### Entries shown
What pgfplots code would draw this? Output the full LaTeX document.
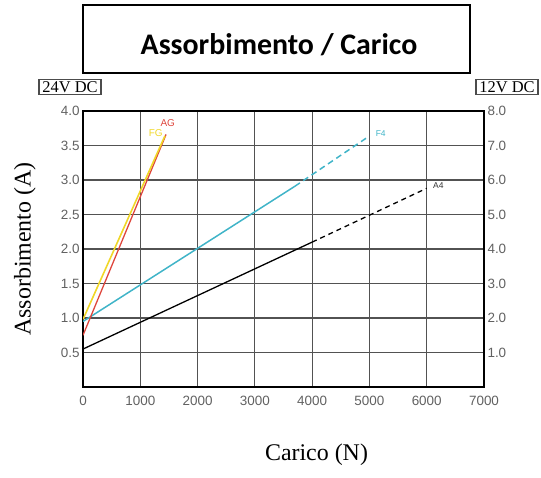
\documentclass[border=0pt]{standalone}
\usepackage{fontspec}
\setmainfont{Liberation Serif}
\setsansfont{Liberation Sans}
\newfontfamily\carlito{Carlito}
\usepackage{pgfplots}
\pgfplotsset{compat=1.18}
\definecolor{cF}{RGB}{64,180,200}
\definecolor{cA}{RGB}{222,70,60}
\definecolor{cY}{RGB}{240,215,40}
\begin{document}
\begin{tikzpicture}
\pgfplotsset{
  every axis/.append style={
    scale only axis, width=401bp, height=276bp,
    /pgf/number format/assume math mode=true,
    tick label style={font=\sffamily\fontsize{13.5}{13.5}\selectfont, text=black!62},
    tick style={draw=none},
  }
}
\begin{axis}[
  name=ax,
  xmin=0, xmax=7000, ymin=0, ymax=4,
  xtick={0,1000,...,7000},
  ytick={0.5,1,...,4},
  xticklabel style={/pgf/number format/1000 sep={}, yshift=-6bp},
  yticklabel style={/pgf/number format/.cd, fixed, fixed zerofill, precision=1},
  grid=major,
  major grid style={draw=black!68, line width=1.2pt},
  axis line style={line width=1.6pt},
]
% A4 (black)
\addplot[black, line width=1.3pt] coordinates {(0,0.55) (4000,2.10)};
\addplot[black, line width=1.3pt, dash pattern=on 5pt off 4pt] coordinates {(4000,2.10) (6000,2.88)};
% F4 (cyan)
\addplot[cF, line width=1.5pt] coordinates {(0,0.95) (3700,2.91)};
\addplot[cF, line width=1.5pt, dash pattern=on 6pt off 4pt] coordinates {(3700,2.91) (4950,3.61)};
% AG (red)
\addplot[cA, line width=1.3pt] coordinates {(0,0.75) (1450,3.66)};
% FG (yellow)
\addplot[cY, line width=1.6pt] coordinates {(0,0.98) (1430,3.64)};
\node[font=\sffamily\fontsize{8.5}{8.5}\selectfont, text=black!80, anchor=west] at (axis cs:6050,2.92) {A4};
\node[font=\sffamily\fontsize{8.5}{8.5}\selectfont, text=cF, anchor=west] at (axis cs:5050,3.67) {F4};
\node[font=\sffamily\fontsize{10}{10}\selectfont, text=cA] at (axis cs:1480,3.83) {AG};
\node[font=\sffamily\fontsize{10}{10}\selectfont, text=cY] at (axis cs:1270,3.68) {FG};
\end{axis}
\begin{axis}[
  xmin=0, xmax=7000, ymin=0, ymax=8,
  axis x line=none,
  axis y line*=right,
  axis line style={draw=none},
  ytick={1,...,8},
  yticklabel style={/pgf/number format/.cd, fixed, fixed zerofill, precision=1},
]
\addplot[draw=none] coordinates {(0,0) (7000,8)};
\end{axis}
% title box
\draw[line width=1.5pt] ([shift={(0bp,38bp)}]ax.north west) rectangle ([shift={(387bp,106bp)}]ax.north west);
\node[anchor=base, font=\carlito\bfseries\fontsize{30}{36}\selectfont] at ([shift={(196bp,56bp)}]ax.north west) {Assorbimento / Carico};
% voltage boxes
\node[draw=black!70, line width=1.4pt, inner xsep=3.5bp, inner ysep=2bp, font=\fontsize{16.5}{16.5}\selectfont] at ([shift={(-13bp,24bp)}]ax.north west) {24V DC};
\node[draw=black!70, line width=1.4pt, inner xsep=3.5bp, inner ysep=2bp, font=\fontsize{16.5}{16.5}\selectfont] at ([shift={(23bp,24bp)}]ax.north east) {12V DC};
% axis labels
\node[rotate=90, font=\fontsize{24}{24}\selectfont] at ([shift={(-58bp,0bp)}]ax.west) {Assorbimento (A)};
\node[font=\fontsize{24}{24}\selectfont] at ([shift={(33bp,-68bp)}]ax.south) {Carico (N)};
\pgfresetboundingbox
\path ([shift={(-83bp,-90bp)}]ax.south west) rectangle ([shift={(57bp,111bp)}]ax.north east);
\end{tikzpicture}
\end{document}
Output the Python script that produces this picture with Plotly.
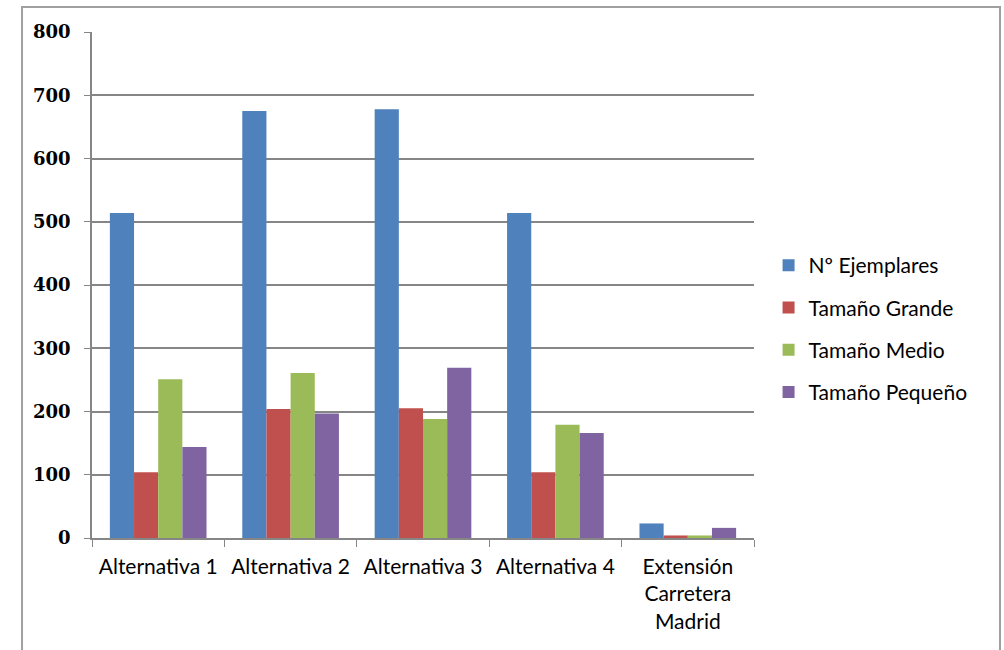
import plotly.graph_objects as go

categories = ["Alternativa 1", "Alternativa 2", "Alternativa 3", "Alternativa 4",
              "Extensión<br>Carretera<br>Madrid"]
series_names = ["Nº Ejemplares", "Tamaño Grande", "Tamaño Medio", "Tamaño Pequeño"]
ejemplares = [514, 675, 678, 514, 23]
grande = [104, 204, 205, 104, 4]
medio = [251, 261, 188, 179, 4]
pequeno = [144, 197, 269, 166, 16]
colors = ["#4F81BD", "#C0504D", "#9BBB59", "#8064A2"]
y_ticks = [0, 100, 200, 300, 400, 500, 600, 700, 800]

fig = go.Figure()
for i, (name, vals) in enumerate(zip(series_names, [ejemplares, grande, medio, pequeno])):
    fig.add_trace(go.Bar(
        x=categories, y=vals, name=name, marker_color=colors[i],
        marker_line_width=0, legendgroup=f"g{i}",
    ))

fig.update_layout(
    width=1004, height=650,
    paper_bgcolor="white", plot_bgcolor="white",
    margin=dict(l=92, r=250, t=32, b=112),
    barmode="group", bargap=0.27, bargroupgap=0,
    font=dict(family="Lato", size=21, color="#000000"),
    legend=dict(x=1.022, y=0.413, xanchor="left", yanchor="middle",
                traceorder="grouped", tracegroupgap=12,
                font=dict(family="Lato", size=21, color="#000000"),
                itemwidth=30),
    showlegend=True,
)
fig.update_xaxes(
    showline=True, linecolor="#868686", linewidth=1.5,
    ticks="outside", tickson="boundaries", ticklen=7, tickcolor="#868686",
    tickfont=dict(family="Lato", size=21, color="#000000"),
    ticklabelstandoff=9,
)
fig.update_yaxes(
    range=[0, 800], tickvals=y_ticks,
    showline=True, linecolor="#868686", linewidth=1.5,
    showgrid=True, gridcolor="#868686", gridwidth=1.5,
    ticks="outside", ticklen=6, tickcolor="#868686",
    tickfont=dict(family="DejaVu Serif", size=18, color="#000000", weight="bold"),
    ticklabelstandoff=10, zeroline=False,
)
fig.add_shape(type="rect", xref="paper", yref="paper",
              x0=-0.1057, x1=1.3716, y0=-0.3, y1=1.0494,
              line=dict(color="#A0A0A0", width=2), fillcolor="rgba(0,0,0,0)", layer="below")

fig.write_html("out.html")
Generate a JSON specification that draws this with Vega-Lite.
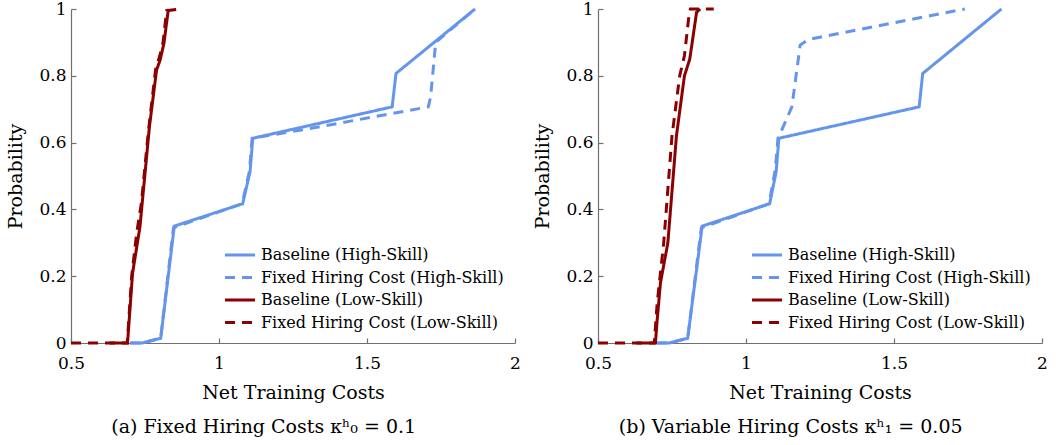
{
  "$schema": "https://vega.github.io/schema/vega-lite/v6.json",
  "padding": {"left": 6, "top": 0, "right": 0, "bottom": 0},
  "background": "white",
  "config": {
    "font": "DejaVu Serif",
    "view": {"stroke": null},
    "concat": {"spacing": 12},
    "axis": {
      "grid": false,
      "labelFlush": false,
      "domainColor": "#707070",
      "domainWidth": 1.2,
      "tickColor": "#707070",
      "tickWidth": 1.2,
      "tickSize": -5,
      "labelFont": "DejaVu Serif",
      "labelFontSize": 17,
      "labelColor": "black",
      "titleFont": "DejaVu Serif",
      "titleFontSize": 19,
      "titleFontWeight": "normal",
      "titleColor": "black"
    },
    "axisX": {"labelPadding": 17, "titlePadding": 12},
    "axisY": {"labelPadding": 10, "titlePadding": 13},
    "legend": {
      "orient": "none",
      "legendX": 160,
      "legendY": 237,
      "title": null,
      "symbolType": "M-2,0H2",
      "symbolSize": 225,
      "symbolStrokeWidth": 3,
      "labelOffset": 12,
      "labelLimit": 0,
      "labelFont": "DejaVu Serif",
      "labelFontSize": 16,
      "labelColor": "black",
      "rowPadding": 5.5,
      "padding": 0
    },
    "title": {"font": "DejaVu Serif", "fontSize": 19, "fontWeight": "normal", "color": "black"}
  },
  "data": {
    "values": [
      {"panel": "a", "series": "Baseline (High-Skill)", "cost": 0.70, "prob": 0.0},
      {"panel": "a", "series": "Baseline (High-Skill)", "cost": 0.74, "prob": 0.0},
      {"panel": "a", "series": "Baseline (High-Skill)", "cost": 0.803, "prob": 0.014},
      {"panel": "a", "series": "Baseline (High-Skill)", "cost": 0.849, "prob": 0.350},
      {"panel": "a", "series": "Baseline (High-Skill)", "cost": 1.080, "prob": 0.417},
      {"panel": "a", "series": "Baseline (High-Skill)", "cost": 1.105, "prob": 0.513},
      {"panel": "a", "series": "Baseline (High-Skill)", "cost": 1.114, "prob": 0.613},
      {"panel": "a", "series": "Baseline (High-Skill)", "cost": 1.585, "prob": 0.707},
      {"panel": "a", "series": "Baseline (High-Skill)", "cost": 1.598, "prob": 0.807},
      {"panel": "a", "series": "Baseline (High-Skill)", "cost": 1.865, "prob": 1.0},

      {"panel": "a", "series": "Fixed Hiring Cost (High-Skill)", "cost": 0.70, "prob": 0.0},
      {"panel": "a", "series": "Fixed Hiring Cost (High-Skill)", "cost": 0.74, "prob": 0.0},
      {"panel": "a", "series": "Fixed Hiring Cost (High-Skill)", "cost": 0.803, "prob": 0.014},
      {"panel": "a", "series": "Fixed Hiring Cost (High-Skill)", "cost": 0.846, "prob": 0.345},
      {"panel": "a", "series": "Fixed Hiring Cost (High-Skill)", "cost": 1.078, "prob": 0.417},
      {"panel": "a", "series": "Fixed Hiring Cost (High-Skill)", "cost": 1.103, "prob": 0.515},
      {"panel": "a", "series": "Fixed Hiring Cost (High-Skill)", "cost": 1.112, "prob": 0.613},
      {"panel": "a", "series": "Fixed Hiring Cost (High-Skill)", "cost": 1.30, "prob": 0.641},
      {"panel": "a", "series": "Fixed Hiring Cost (High-Skill)", "cost": 1.707, "prob": 0.707},
      {"panel": "a", "series": "Fixed Hiring Cost (High-Skill)", "cost": 1.715, "prob": 0.737},
      {"panel": "a", "series": "Fixed Hiring Cost (High-Skill)", "cost": 1.732, "prob": 0.90},
      {"panel": "a", "series": "Fixed Hiring Cost (High-Skill)", "cost": 1.865, "prob": 1.0},

      {"panel": "a", "series": "Baseline (Low-Skill)", "cost": 0.63, "prob": 0.0},
      {"panel": "a", "series": "Baseline (Low-Skill)", "cost": 0.691, "prob": 0.0},
      {"panel": "a", "series": "Baseline (Low-Skill)", "cost": 0.708, "prob": 0.209},
      {"panel": "a", "series": "Baseline (Low-Skill)", "cost": 0.733, "prob": 0.348},
      {"panel": "a", "series": "Baseline (Low-Skill)", "cost": 0.765, "prob": 0.648},
      {"panel": "a", "series": "Baseline (Low-Skill)", "cost": 0.789, "prob": 0.817},
      {"panel": "a", "series": "Baseline (Low-Skill)", "cost": 0.801, "prob": 0.847},
      {"panel": "a", "series": "Baseline (Low-Skill)", "cost": 0.814, "prob": 0.897},
      {"panel": "a", "series": "Baseline (Low-Skill)", "cost": 0.829, "prob": 1.0},

      {"panel": "a", "series": "Fixed Hiring Cost (Low-Skill)", "cost": 0.5, "prob": 0.0},
      {"panel": "a", "series": "Fixed Hiring Cost (Low-Skill)", "cost": 0.69, "prob": 0.0},
      {"panel": "a", "series": "Fixed Hiring Cost (Low-Skill)", "cost": 0.705, "prob": 0.20},
      {"panel": "a", "series": "Fixed Hiring Cost (Low-Skill)", "cost": 0.722, "prob": 0.33},
      {"panel": "a", "series": "Fixed Hiring Cost (Low-Skill)", "cost": 0.738, "prob": 0.42},
      {"panel": "a", "series": "Fixed Hiring Cost (Low-Skill)", "cost": 0.761, "prob": 0.63},
      {"panel": "a", "series": "Fixed Hiring Cost (Low-Skill)", "cost": 0.786, "prob": 0.82},
      {"panel": "a", "series": "Fixed Hiring Cost (Low-Skill)", "cost": 0.800, "prob": 0.86},
      {"panel": "a", "series": "Fixed Hiring Cost (Low-Skill)", "cost": 0.811, "prob": 0.90},
      {"panel": "a", "series": "Fixed Hiring Cost (Low-Skill)", "cost": 0.823, "prob": 0.995},
      {"panel": "a", "series": "Fixed Hiring Cost (Low-Skill)", "cost": 0.868, "prob": 1.0},

      {"panel": "b", "series": "Baseline (High-Skill)", "cost": 0.70, "prob": 0.0},
      {"panel": "b", "series": "Baseline (High-Skill)", "cost": 0.74, "prob": 0.0},
      {"panel": "b", "series": "Baseline (High-Skill)", "cost": 0.803, "prob": 0.014},
      {"panel": "b", "series": "Baseline (High-Skill)", "cost": 0.852, "prob": 0.350},
      {"panel": "b", "series": "Baseline (High-Skill)", "cost": 1.080, "prob": 0.417},
      {"panel": "b", "series": "Baseline (High-Skill)", "cost": 1.102, "prob": 0.513},
      {"panel": "b", "series": "Baseline (High-Skill)", "cost": 1.111, "prob": 0.613},
      {"panel": "b", "series": "Baseline (High-Skill)", "cost": 1.585, "prob": 0.707},
      {"panel": "b", "series": "Baseline (High-Skill)", "cost": 1.597, "prob": 0.807},
      {"panel": "b", "series": "Baseline (High-Skill)", "cost": 1.863, "prob": 1.0},

      {"panel": "b", "series": "Fixed Hiring Cost (High-Skill)", "cost": 0.70, "prob": 0.0},
      {"panel": "b", "series": "Fixed Hiring Cost (High-Skill)", "cost": 0.74, "prob": 0.0},
      {"panel": "b", "series": "Fixed Hiring Cost (High-Skill)", "cost": 0.803, "prob": 0.014},
      {"panel": "b", "series": "Fixed Hiring Cost (High-Skill)", "cost": 0.849, "prob": 0.345},
      {"panel": "b", "series": "Fixed Hiring Cost (High-Skill)", "cost": 1.078, "prob": 0.417},
      {"panel": "b", "series": "Fixed Hiring Cost (High-Skill)", "cost": 1.099, "prob": 0.52},
      {"panel": "b", "series": "Fixed Hiring Cost (High-Skill)", "cost": 1.108, "prob": 0.613},
      {"panel": "b", "series": "Fixed Hiring Cost (High-Skill)", "cost": 1.121, "prob": 0.638},
      {"panel": "b", "series": "Fixed Hiring Cost (High-Skill)", "cost": 1.155, "prob": 0.707},
      {"panel": "b", "series": "Fixed Hiring Cost (High-Skill)", "cost": 1.183, "prob": 0.892},
      {"panel": "b", "series": "Fixed Hiring Cost (High-Skill)", "cost": 1.211, "prob": 0.909},
      {"panel": "b", "series": "Fixed Hiring Cost (High-Skill)", "cost": 1.739, "prob": 1.0},

      {"panel": "b", "series": "Baseline (Low-Skill)", "cost": 0.63, "prob": 0.0},
      {"panel": "b", "series": "Baseline (Low-Skill)", "cost": 0.694, "prob": 0.0},
      {"panel": "b", "series": "Baseline (Low-Skill)", "cost": 0.700, "prob": 0.07},
      {"panel": "b", "series": "Baseline (Low-Skill)", "cost": 0.711, "prob": 0.18},
      {"panel": "b", "series": "Baseline (Low-Skill)", "cost": 0.736, "prob": 0.30},
      {"panel": "b", "series": "Baseline (Low-Skill)", "cost": 0.765, "prob": 0.62},
      {"panel": "b", "series": "Baseline (Low-Skill)", "cost": 0.792, "prob": 0.80},
      {"panel": "b", "series": "Baseline (Low-Skill)", "cost": 0.810, "prob": 0.85},
      {"panel": "b", "series": "Baseline (Low-Skill)", "cost": 0.833, "prob": 0.99},
      {"panel": "b", "series": "Baseline (Low-Skill)", "cost": 0.845, "prob": 1.0},

      {"panel": "b", "series": "Fixed Hiring Cost (Low-Skill)", "cost": 0.5, "prob": 0.0},
      {"panel": "b", "series": "Fixed Hiring Cost (Low-Skill)", "cost": 0.69, "prob": 0.0},
      {"panel": "b", "series": "Fixed Hiring Cost (Low-Skill)", "cost": 0.700, "prob": 0.12},
      {"panel": "b", "series": "Fixed Hiring Cost (Low-Skill)", "cost": 0.722, "prob": 0.30},
      {"panel": "b", "series": "Fixed Hiring Cost (Low-Skill)", "cost": 0.750, "prob": 0.62},
      {"panel": "b", "series": "Fixed Hiring Cost (Low-Skill)", "cost": 0.776, "prob": 0.80},
      {"panel": "b", "series": "Fixed Hiring Cost (Low-Skill)", "cost": 0.792, "prob": 0.86},
      {"panel": "b", "series": "Fixed Hiring Cost (Low-Skill)", "cost": 0.806, "prob": 0.97},
      {"panel": "b", "series": "Fixed Hiring Cost (Low-Skill)", "cost": 0.812, "prob": 1.0},
      {"panel": "b", "series": "Fixed Hiring Cost (Low-Skill)", "cost": 0.891, "prob": 1.0}
    ]
  },
  "hconcat": [
    {
      "width": 444,
      "height": 334,
      "title": {"text": "(a) Fixed Hiring Costs κʰ₀ = 0.1", "orient": "bottom", "anchor": "middle", "frame": "bounds", "offset": 16},
      "transform": [{"filter": "datum.panel == 'a'"}],
      "mark": {"type": "line", "strokeWidth": 3},
      "encoding": {
        "x": {"field": "cost", "type": "quantitative", "scale": {"domain": [0.5, 2], "nice": false, "zero": false},
              "axis": {"title": "Net Training Costs", "values": [0.5, 1, 1.5, 2], "format": "~g"}},
        "y": {"field": "prob", "type": "quantitative", "scale": {"domain": [0, 1], "nice": false},
              "axis": {"title": "Probability", "values": [0, 0.2, 0.4, 0.6, 0.8, 1], "format": "~g"}},
        "color": {"field": "series", "type": "nominal",
                  "scale": {"domain": ["Baseline (High-Skill)", "Fixed Hiring Cost (High-Skill)", "Baseline (Low-Skill)", "Fixed Hiring Cost (Low-Skill)"],
                            "range": ["#6495ED", "#6495ED", "#8B0000", "#8B0000"]}},
        "strokeDash": {"field": "series", "type": "nominal",
                  "scale": {"domain": ["Baseline (High-Skill)", "Fixed Hiring Cost (High-Skill)", "Baseline (Low-Skill)", "Fixed Hiring Cost (Low-Skill)"],
                            "range": [[1, 0], [10, 7], [1, 0], [10, 7]]}}
      }
    },
    {
      "width": 444,
      "height": 334,
      "title": {"text": "(b) Variable Hiring Costs κʰ₁ = 0.05", "orient": "bottom", "anchor": "middle", "frame": "bounds", "offset": 16},
      "transform": [{"filter": "datum.panel == 'b'"}],
      "mark": {"type": "line", "strokeWidth": 3},
      "encoding": {
        "x": {"field": "cost", "type": "quantitative", "scale": {"domain": [0.5, 2], "nice": false, "zero": false},
              "axis": {"title": "Net Training Costs", "values": [0.5, 1, 1.5, 2], "format": "~g"}},
        "y": {"field": "prob", "type": "quantitative", "scale": {"domain": [0, 1], "nice": false},
              "axis": {"title": "Probability", "values": [0, 0.2, 0.4, 0.6, 0.8, 1], "format": "~g"}},
        "color": {"field": "series", "type": "nominal",
                  "scale": {"domain": ["Baseline (High-Skill)", "Fixed Hiring Cost (High-Skill)", "Baseline (Low-Skill)", "Fixed Hiring Cost (Low-Skill)"],
                            "range": ["#6495ED", "#6495ED", "#8B0000", "#8B0000"]}},
        "strokeDash": {"field": "series", "type": "nominal",
                  "scale": {"domain": ["Baseline (High-Skill)", "Fixed Hiring Cost (High-Skill)", "Baseline (Low-Skill)", "Fixed Hiring Cost (Low-Skill)"],
                            "range": [[1, 0], [10, 7], [1, 0], [10, 7]]}}
      }
    }
  ],
  "resolve": {"scale": {"color": "independent", "strokeDash": "independent"}}
}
######
§ Directions for this task
From the material above, copy each line that includes the word "with".

§ Correct output
Output the Python script that produces this picture with Plotly.
Generate a JSON specification that draws this with Vega-Lite.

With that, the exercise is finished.